Kunkel: Nur bedingt. Zinsen auf einem normalen Niveau würden zu einem Crash auf dem Immobilienmarkt und Problemen bei vielen Unternehmen und Staaten führen. Die Verschuldung ist zu hoch für normale Zinsen. Die wirtschaftlichen Folgen einer Zinswende, die den Namen verdienen würde wären so katastrophal, dass sie politisch nicht tragbar wären.

FOCUS Online: Aber Schweden hat doch gezeigt, dass die Zinsen wieder steigen können.

Kunkel: In der Tat hat die schwedische Notenbank den Zins wieder auf null Prozent angehoben. Aber das ist auch kein normales Niveau. Auf normale Niveaus werden auch die Schweden den Zins nicht erhöhen.

FOCUS Online: Das heißt also: Die Inflation wird steigen und die Notenbanken schauen nur zu?

Kunkel: Ja, sie werden die Inflation erst einmal laufen lassen. Wie weit, ist schwer zu sagen. Wir werden sehen, wo die Schmerzgrenze liegt.

Aktien stehen vor einer Neubewertung

FOCUS Online: Was heißen die Aussichten auf viele weitere Jahre Niedrigzinspolitik für die Aktienmärkte?

Kunkel: Aktien stehen vor einer Neubewertung. Die Gewinnrenditen, also die Gewinne im Verhältnis zur Marktkapitalisierung, liegen momentan etwa bei sechs Prozent im MSCI World. Das entspricht dem Niveau von 2003.

FOCUS Online: Als der Zins noch viel höher war. Was schlussfolgern Sie daraus?

Kunkel: Entweder erwarten die Anleger einen deutlichen Gewinnrückgang aufgrund einer Rezession, die wir momentan aber nicht sehen. Oder aber sie trauen dem Tiefzinsbraten nicht, erwarten also, dass die Zinsen wieder auf normale Niveaus steigen. Aber auch das sehen wir nicht. Das heißt, wenn die Anleger die tiefen Zinsen verinnerlicht haben, wird es mit den Kursen selbst bei niedrigem Wachstum weiter nach oben gehen, weil Anleger neu abschätzen werden, was teuer und was günstig ist. Es kommt zu einer Bewertungsausweitung.

So kommentierten FOCUS Online-Leser diesen Beitrag:

"Zunächst einmal ein paar nette Zeilen: die BRD-Renten sind typischerweise sicher. Die BRD kann und wird ihre Verpflichtungen erfüllen, da bin ich mir ganz sicher.
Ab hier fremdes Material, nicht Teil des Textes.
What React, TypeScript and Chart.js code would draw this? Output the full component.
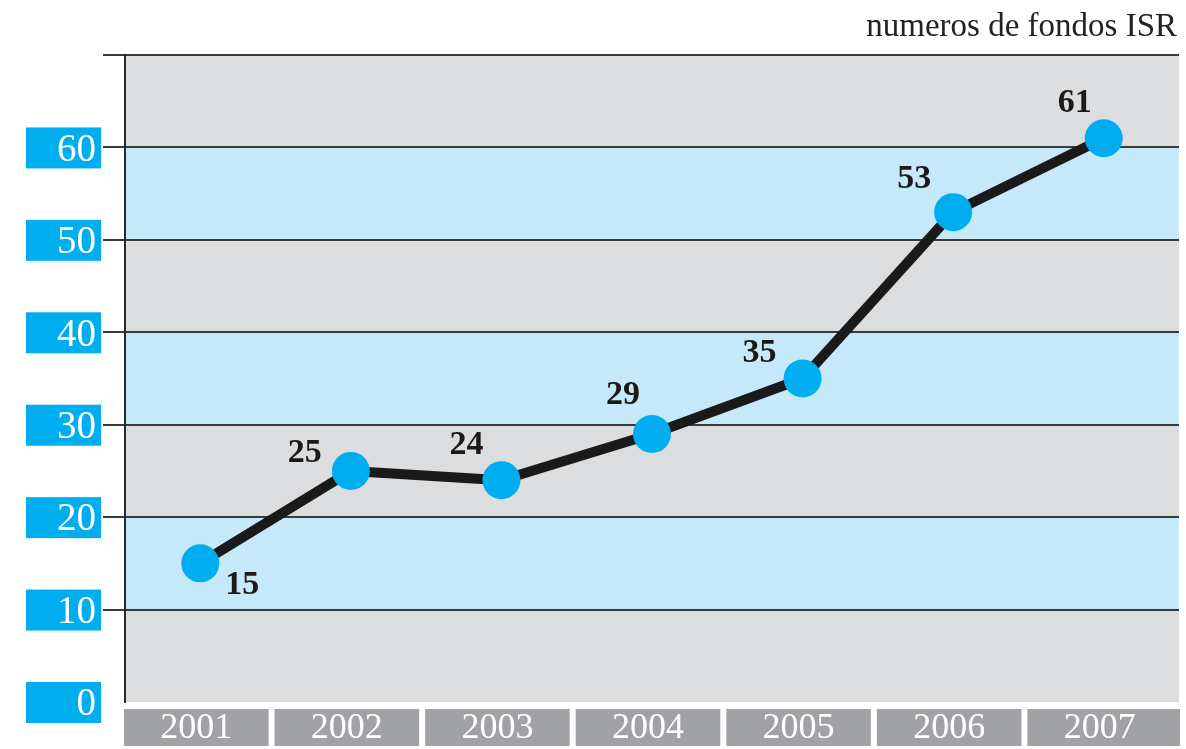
import React, { useEffect, useRef } from "react";
import { Chart, registerables } from "chart.js";

Chart.register(...registerables);

const years = ["2001", "2002", "2003", "2004", "2005", "2006", "2007"];
const fundCounts = [15, 25, 24, 29, 35, 53, 61];
const yTickValues = [0, 10, 20, 30, 40, 50, 60, 70];
const unitLabel = "numeros de fondos ISR";
// label placement relative to each point (style only)
const labelOffsets = [
  [42, 21],
  [-46, -19],
  [-35, -36],
  [-29, -40],
  [-43, -26],
  [-39, -34],
  [-29, -36],
];

const SERIF = "'Liberation Serif', 'DejaVu Serif', serif";
const BLUE = "#00aeef";
const BAND_BLUE = "#c6e9fa";
const BAND_GRAY = "#dcdddf";
const BOX_GRAY = "#a0a2a5";

const decorPlugin = {
  id: "decor",
  beforeDraw(chart: any) {
    const { ctx, chartArea, scales } = chart;
    const y = scales.y;
    ctx.save();
    for (let i = 0; i < yTickValues.length - 1; i++) {
      const lo = yTickValues[i];
      const hi = yTickValues[i + 1];
      const top = y.getPixelForValue(hi);
      const bot = y.getPixelForValue(lo);
      ctx.fillStyle = (lo / 10) % 2 === 0 ? BAND_GRAY : BAND_BLUE;
      ctx.fillRect(chartArea.left, top, chartArea.right - chartArea.left, bot - top);
    }
    ctx.restore();
  },
  afterDraw(chart: any) {
    const { ctx, scales } = chart;
    const y = scales.y;
    const x = scales.x;
    ctx.save();
    // y labels in blue boxes
    yTickValues.forEach((v) => {
      if (v > 60) return;
      const py = y.getPixelForValue(v);
      ctx.fillStyle = BLUE;
      ctx.fillRect(26, py - 20, 75, 41);
      ctx.fillStyle = "#ffffff";
      ctx.font = `39px ${SERIF}`;
      ctx.textAlign = "right";
      ctx.textBaseline = "middle";
      ctx.fillText(String(v), 96, py + 3);
    });
    // x labels in gray boxes
    const step = (x.right - x.left) / years.length;
    years.forEach((yr, i) => {
      const cx = x.getPixelForValue(i) - 4;
      const last = i === years.length - 1;
      const w = step - 6;
      ctx.fillStyle = BOX_GRAY;
      ctx.fillRect(cx - w / 2, 709, last ? w + 8 : w, 37);
      ctx.fillStyle = "#ffffff";
      ctx.font = `36px ${SERIF}`;
      ctx.textAlign = "center";
      ctx.textBaseline = "middle";
      ctx.fillText(yr, cx, 729);
    });
    // data labels
    const meta = chart.getDatasetMeta(0);
    ctx.fillStyle = "#1a1a1a";
    ctx.font = `bold 34px ${SERIF}`;
    ctx.textAlign = "center";
    ctx.textBaseline = "middle";
    meta.data.forEach((pt: any, i: number) => {
      const [dx, dy] = labelOffsets[i];
      ctx.fillText(String(fundCounts[i]), pt.x + dx, pt.y + dy + 1);
    });
    // unit label
    ctx.fillStyle = "#222222";
    ctx.font = `33px ${SERIF}`;
    ctx.textAlign = "right";
    ctx.textBaseline = "alphabetic";
    ctx.fillText(unitLabel, 1177, 36);
    ctx.restore();
  },
};

export default function App() {
  const ref = useRef<HTMLCanvasElement>(null);
  useEffect(() => {
    if (!ref.current) return;
    const chart = new Chart(ref.current, {
      type: "line",
      data: {
        labels: years,
        datasets: [
          {
            data: fundCounts,
            borderColor: "#1a1a1a",
            borderWidth: 10,
            borderJoinStyle: "round",
            pointRadius: 19,
            pointHoverRadius: 19,
            pointBackgroundColor: BLUE,
            pointBorderWidth: 0,
            tension: 0,
            clip: false,
          },
        ],
      },
      options: {
        animation: false,
        responsive: true,
        maintainAspectRatio: false,
        layout: { autoPadding: false, padding: { top: 55, right: 7, left: 0, bottom: 0 } },
        plugins: { legend: { display: false }, tooltip: { enabled: false }, title: { display: false } },
        scales: {
          x: {
            type: "category",
            offset: true,
            grid: { display: false, drawTicks: false },
            border: { display: false },
            ticks: { display: false },
            afterFit: (s: any) => {
              s.height = 47;
            },
          },
          y: {
            min: 0,
            max: 70,
            ticks: { display: false, stepSize: 10 },
            grid: {
              color: (c: any) => (c.tick && c.tick.value === 0 ? "rgba(0,0,0,0)" : "#3a3a3a"),
              lineWidth: 2,
              drawTicks: true,
              tickLength: 22,
            },
            border: { display: true, color: "#2a2a2a", width: 2 },
            afterFit: (s: any) => {
              s.width = 125;
            },
          },
        },
      },
      plugins: [decorPlugin],
    });
    return () => chart.destroy();
  }, []);
  return (
    <div style={{ position: "fixed", left: 0, top: 0, width: 1186, height: 749, background: "#ffffff" }}>
      <canvas ref={ref} />
    </div>
  );
}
Bevor Sie aber jetzt aufatmen: alle anderen Investitionen würde ich genau prüfen. Ich befürchte, dass es in absehbarer Zeit zu einem Werteverfall kommen wird. Zunächst unmerklich, dann immer schneller."

"Wir glauben seit Jahrzehnten, dass Sparbuch, Bausparen und Lebensversicherungen uns eine gute Versorgung ermöglichen. Das war schon immer eine Illusion, weil die Inflation immer sehr hoch bezogen auf die Zinsen war. Wer jetzt nicht umsteigt und in Aktien investiert wird immer ärmer. Die Immobilienbesitzer werden immer wohlhabender durch die niedrigen Zinsen. Also gibt es nur eine Richtung: Aktien und Immobilien kaufen. wer jammert muss halt damit leben zum Sozialamt zu gehen."